### What to work on
Please return nothing but the lines between the line holding "Clone this chart in matplotlib." and the line holding "ax.plot([t_alarm_off, t_alarm_off], [level", both ends included, without the pictures.

### Listed entries
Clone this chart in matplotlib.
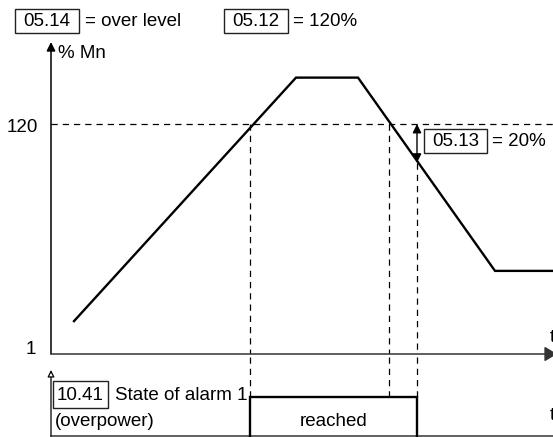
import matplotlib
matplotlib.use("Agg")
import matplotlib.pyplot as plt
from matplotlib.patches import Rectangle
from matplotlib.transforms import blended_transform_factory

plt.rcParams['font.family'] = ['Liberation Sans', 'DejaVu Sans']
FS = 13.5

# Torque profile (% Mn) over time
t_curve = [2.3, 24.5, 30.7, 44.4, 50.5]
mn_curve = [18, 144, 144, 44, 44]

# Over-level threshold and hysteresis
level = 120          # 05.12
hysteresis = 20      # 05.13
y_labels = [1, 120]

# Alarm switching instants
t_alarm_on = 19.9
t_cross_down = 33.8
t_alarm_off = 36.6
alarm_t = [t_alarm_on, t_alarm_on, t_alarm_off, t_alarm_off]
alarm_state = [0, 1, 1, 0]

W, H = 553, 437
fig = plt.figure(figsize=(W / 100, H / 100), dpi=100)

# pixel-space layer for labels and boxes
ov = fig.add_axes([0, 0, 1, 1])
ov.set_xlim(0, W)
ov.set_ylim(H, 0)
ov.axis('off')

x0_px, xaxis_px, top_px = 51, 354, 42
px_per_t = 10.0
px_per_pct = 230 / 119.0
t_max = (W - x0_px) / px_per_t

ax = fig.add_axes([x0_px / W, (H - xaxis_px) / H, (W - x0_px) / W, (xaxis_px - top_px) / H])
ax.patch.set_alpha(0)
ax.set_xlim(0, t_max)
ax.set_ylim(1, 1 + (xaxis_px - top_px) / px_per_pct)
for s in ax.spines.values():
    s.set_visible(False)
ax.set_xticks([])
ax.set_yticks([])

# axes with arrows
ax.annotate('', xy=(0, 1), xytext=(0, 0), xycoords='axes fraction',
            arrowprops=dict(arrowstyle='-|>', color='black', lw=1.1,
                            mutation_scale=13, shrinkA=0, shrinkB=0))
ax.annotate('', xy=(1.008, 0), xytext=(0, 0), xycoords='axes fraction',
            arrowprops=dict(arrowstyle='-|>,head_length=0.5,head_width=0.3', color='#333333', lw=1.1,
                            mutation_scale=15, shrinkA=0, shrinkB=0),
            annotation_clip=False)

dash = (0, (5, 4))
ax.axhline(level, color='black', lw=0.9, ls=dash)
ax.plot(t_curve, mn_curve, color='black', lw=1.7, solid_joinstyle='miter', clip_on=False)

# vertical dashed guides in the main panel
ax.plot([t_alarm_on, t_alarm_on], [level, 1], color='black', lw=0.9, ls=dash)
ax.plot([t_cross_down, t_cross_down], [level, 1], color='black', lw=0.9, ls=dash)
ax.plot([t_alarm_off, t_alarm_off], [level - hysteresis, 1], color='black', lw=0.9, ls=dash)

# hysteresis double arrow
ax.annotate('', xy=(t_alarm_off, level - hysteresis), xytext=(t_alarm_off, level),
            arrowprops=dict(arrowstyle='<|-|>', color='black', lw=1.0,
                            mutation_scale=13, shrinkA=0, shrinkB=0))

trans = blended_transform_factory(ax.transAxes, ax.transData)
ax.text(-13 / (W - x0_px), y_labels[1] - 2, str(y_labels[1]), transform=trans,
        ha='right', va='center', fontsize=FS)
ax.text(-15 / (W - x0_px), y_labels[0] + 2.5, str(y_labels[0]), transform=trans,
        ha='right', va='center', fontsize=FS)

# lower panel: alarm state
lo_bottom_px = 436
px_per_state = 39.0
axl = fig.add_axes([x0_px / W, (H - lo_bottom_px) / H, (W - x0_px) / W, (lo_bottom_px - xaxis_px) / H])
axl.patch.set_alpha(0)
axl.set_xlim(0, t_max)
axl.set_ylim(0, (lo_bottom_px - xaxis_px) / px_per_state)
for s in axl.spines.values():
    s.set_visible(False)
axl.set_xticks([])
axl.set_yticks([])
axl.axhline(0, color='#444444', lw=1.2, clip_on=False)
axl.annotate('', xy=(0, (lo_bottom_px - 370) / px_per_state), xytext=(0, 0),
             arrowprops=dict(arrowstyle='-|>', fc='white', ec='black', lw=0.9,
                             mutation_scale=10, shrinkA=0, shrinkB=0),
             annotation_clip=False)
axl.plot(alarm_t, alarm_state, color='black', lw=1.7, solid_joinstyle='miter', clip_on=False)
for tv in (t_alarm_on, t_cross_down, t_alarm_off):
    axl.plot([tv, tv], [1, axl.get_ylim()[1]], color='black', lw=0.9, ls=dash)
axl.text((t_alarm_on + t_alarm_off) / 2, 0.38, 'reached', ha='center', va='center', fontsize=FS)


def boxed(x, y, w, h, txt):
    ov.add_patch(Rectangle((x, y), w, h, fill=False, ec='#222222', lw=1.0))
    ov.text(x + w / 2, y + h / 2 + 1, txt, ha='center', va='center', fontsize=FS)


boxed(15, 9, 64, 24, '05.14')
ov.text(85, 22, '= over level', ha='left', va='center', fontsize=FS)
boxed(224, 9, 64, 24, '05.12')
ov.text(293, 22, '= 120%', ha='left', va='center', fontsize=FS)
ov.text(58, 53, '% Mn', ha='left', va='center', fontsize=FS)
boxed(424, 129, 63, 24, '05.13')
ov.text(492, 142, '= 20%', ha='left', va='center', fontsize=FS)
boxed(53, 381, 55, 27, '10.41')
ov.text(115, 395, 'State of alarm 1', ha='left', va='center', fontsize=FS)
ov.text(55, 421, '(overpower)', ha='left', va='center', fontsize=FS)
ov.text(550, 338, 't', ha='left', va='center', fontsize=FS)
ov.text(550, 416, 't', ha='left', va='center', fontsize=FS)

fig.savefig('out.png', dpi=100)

...

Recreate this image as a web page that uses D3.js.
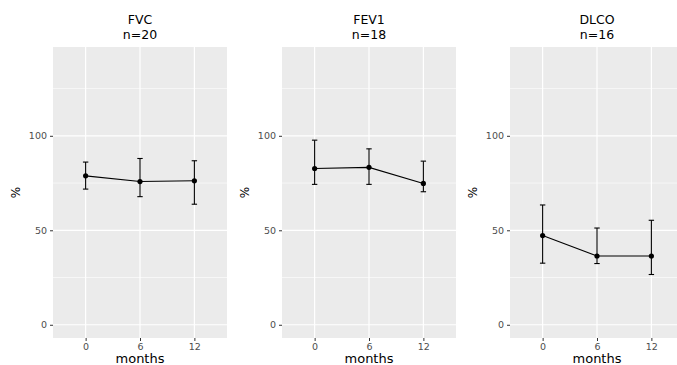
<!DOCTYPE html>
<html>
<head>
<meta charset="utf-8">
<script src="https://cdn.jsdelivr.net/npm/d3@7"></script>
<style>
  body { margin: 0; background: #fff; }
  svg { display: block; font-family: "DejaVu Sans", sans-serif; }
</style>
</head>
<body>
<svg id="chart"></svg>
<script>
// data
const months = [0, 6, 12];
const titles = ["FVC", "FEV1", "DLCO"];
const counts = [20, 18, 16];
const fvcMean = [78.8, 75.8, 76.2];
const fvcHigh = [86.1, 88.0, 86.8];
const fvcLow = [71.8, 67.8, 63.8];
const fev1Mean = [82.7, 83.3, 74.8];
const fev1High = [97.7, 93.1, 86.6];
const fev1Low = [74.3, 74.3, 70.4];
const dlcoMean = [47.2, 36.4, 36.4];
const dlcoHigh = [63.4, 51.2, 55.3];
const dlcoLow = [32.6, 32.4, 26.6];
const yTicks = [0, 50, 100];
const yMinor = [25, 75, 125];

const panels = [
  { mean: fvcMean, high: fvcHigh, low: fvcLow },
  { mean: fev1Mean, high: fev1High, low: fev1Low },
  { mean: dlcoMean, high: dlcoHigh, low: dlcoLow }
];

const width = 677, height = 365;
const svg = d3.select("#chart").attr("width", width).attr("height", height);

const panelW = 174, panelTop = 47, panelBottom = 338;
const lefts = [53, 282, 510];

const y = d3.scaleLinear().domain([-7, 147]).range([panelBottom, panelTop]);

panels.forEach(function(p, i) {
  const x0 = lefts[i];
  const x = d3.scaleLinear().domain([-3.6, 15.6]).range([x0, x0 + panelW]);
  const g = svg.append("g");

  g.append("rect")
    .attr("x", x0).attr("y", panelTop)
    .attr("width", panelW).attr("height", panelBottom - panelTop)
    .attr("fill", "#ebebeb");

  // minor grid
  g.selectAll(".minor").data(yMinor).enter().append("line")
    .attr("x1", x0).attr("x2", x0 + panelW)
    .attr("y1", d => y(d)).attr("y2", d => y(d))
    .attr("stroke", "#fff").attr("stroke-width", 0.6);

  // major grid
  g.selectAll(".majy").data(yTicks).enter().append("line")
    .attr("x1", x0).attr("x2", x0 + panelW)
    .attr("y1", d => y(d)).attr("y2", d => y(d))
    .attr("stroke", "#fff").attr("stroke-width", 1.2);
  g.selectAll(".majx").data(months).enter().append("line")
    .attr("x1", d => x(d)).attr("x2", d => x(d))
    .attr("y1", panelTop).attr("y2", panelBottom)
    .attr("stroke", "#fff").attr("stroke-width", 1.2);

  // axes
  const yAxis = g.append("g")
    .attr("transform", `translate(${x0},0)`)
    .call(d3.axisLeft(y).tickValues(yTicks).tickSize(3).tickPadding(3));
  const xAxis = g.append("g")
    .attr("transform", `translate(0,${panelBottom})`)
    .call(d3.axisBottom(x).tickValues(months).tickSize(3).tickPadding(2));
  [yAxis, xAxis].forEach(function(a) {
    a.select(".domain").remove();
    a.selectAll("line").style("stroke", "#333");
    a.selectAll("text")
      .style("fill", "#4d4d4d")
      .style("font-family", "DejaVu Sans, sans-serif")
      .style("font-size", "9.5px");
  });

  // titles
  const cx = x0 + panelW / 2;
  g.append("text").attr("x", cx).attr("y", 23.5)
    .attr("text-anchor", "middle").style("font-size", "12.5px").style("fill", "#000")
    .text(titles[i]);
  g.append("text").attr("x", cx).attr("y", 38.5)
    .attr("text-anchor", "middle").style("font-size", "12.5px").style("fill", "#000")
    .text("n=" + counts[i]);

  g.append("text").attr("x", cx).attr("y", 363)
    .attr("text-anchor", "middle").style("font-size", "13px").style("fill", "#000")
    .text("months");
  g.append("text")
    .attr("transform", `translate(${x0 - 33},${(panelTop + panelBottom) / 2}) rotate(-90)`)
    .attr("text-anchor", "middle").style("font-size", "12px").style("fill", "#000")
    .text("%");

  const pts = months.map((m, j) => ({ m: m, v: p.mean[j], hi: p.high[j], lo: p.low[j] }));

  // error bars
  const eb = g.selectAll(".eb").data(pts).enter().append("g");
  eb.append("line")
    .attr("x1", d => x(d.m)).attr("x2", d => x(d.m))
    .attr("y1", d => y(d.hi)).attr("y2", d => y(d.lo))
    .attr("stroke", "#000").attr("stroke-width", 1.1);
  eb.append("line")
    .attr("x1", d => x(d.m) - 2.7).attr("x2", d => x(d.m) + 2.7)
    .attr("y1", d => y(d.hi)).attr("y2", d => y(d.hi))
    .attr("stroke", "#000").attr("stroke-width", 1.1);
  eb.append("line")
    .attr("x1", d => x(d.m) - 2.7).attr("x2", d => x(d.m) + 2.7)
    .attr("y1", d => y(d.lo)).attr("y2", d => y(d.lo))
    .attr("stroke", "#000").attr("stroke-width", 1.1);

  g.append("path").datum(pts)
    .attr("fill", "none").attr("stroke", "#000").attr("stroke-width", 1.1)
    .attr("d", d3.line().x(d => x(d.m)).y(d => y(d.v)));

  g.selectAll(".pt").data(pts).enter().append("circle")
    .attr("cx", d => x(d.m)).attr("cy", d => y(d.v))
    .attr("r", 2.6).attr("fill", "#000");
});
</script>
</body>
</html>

### Correct output
Clone this chart in matplotlib.
import matplotlib
matplotlib.use("Agg")
import matplotlib.pyplot as plt
from matplotlib.patches import Rectangle
from matplotlib.transforms import blended_transform_factory

plt.rcParams['font.family'] = ['Liberation Sans', 'DejaVu Sans']
FS = 13.5

# Torque profile (% Mn) over time
t_curve = [2.3, 24.5, 30.7, 44.4, 50.5]
mn_curve = [18, 144, 144, 44, 44]

# Over-level threshold and hysteresis
level = 120          # 05.12
hysteresis = 20      # 05.13
y_labels = [1, 120]

# Alarm switching instants
t_alarm_on = 19.9
t_cross_down = 33.8
t_alarm_off = 36.6
alarm_t = [t_alarm_on, t_alarm_on, t_alarm_off, t_alarm_off]
alarm_state = [0, 1, 1, 0]

W, H = 553, 437
fig = plt.figure(figsize=(W / 100, H / 100), dpi=100)

# pixel-space layer for labels and boxes
ov = fig.add_axes([0, 0, 1, 1])
ov.set_xlim(0, W)
ov.set_ylim(H, 0)
ov.axis('off')

x0_px, xaxis_px, top_px = 51, 354, 42
px_per_t = 10.0
px_per_pct = 230 / 119.0
t_max = (W - x0_px) / px_per_t

ax = fig.add_axes([x0_px / W, (H - xaxis_px) / H, (W - x0_px) / W, (xaxis_px - top_px) / H])
ax.patch.set_alpha(0)
ax.set_xlim(0, t_max)
ax.set_ylim(1, 1 + (xaxis_px - top_px) / px_per_pct)
for s in ax.spines.values():
    s.set_visible(False)
ax.set_xticks([])
ax.set_yticks([])

# axes with arrows
ax.annotate('', xy=(0, 1), xytext=(0, 0), xycoords='axes fraction',
            arrowprops=dict(arrowstyle='-|>', color='black', lw=1.1,
                            mutation_scale=13, shrinkA=0, shrinkB=0))
ax.annotate('', xy=(1.008, 0), xytext=(0, 0), xycoords='axes fraction',
            arrowprops=dict(arrowstyle='-|>,head_length=0.5,head_width=0.3', color='#333333', lw=1.1,
                            mutation_scale=15, shrinkA=0, shrinkB=0),
            annotation_clip=False)

dash = (0, (5, 4))
ax.axhline(level, color='black', lw=0.9, ls=dash)
ax.plot(t_curve, mn_curve, color='black', lw=1.7, solid_joinstyle='miter', clip_on=False)

# vertical dashed guides in the main panel
ax.plot([t_alarm_on, t_alarm_on], [level, 1], color='black', lw=0.9, ls=dash)
ax.plot([t_cross_down, t_cross_down], [level, 1], color='black', lw=0.9, ls=dash)
ax.plot([t_alarm_off, t_alarm_off], [level - hysteresis, 1], color='black', lw=0.9, ls=dash)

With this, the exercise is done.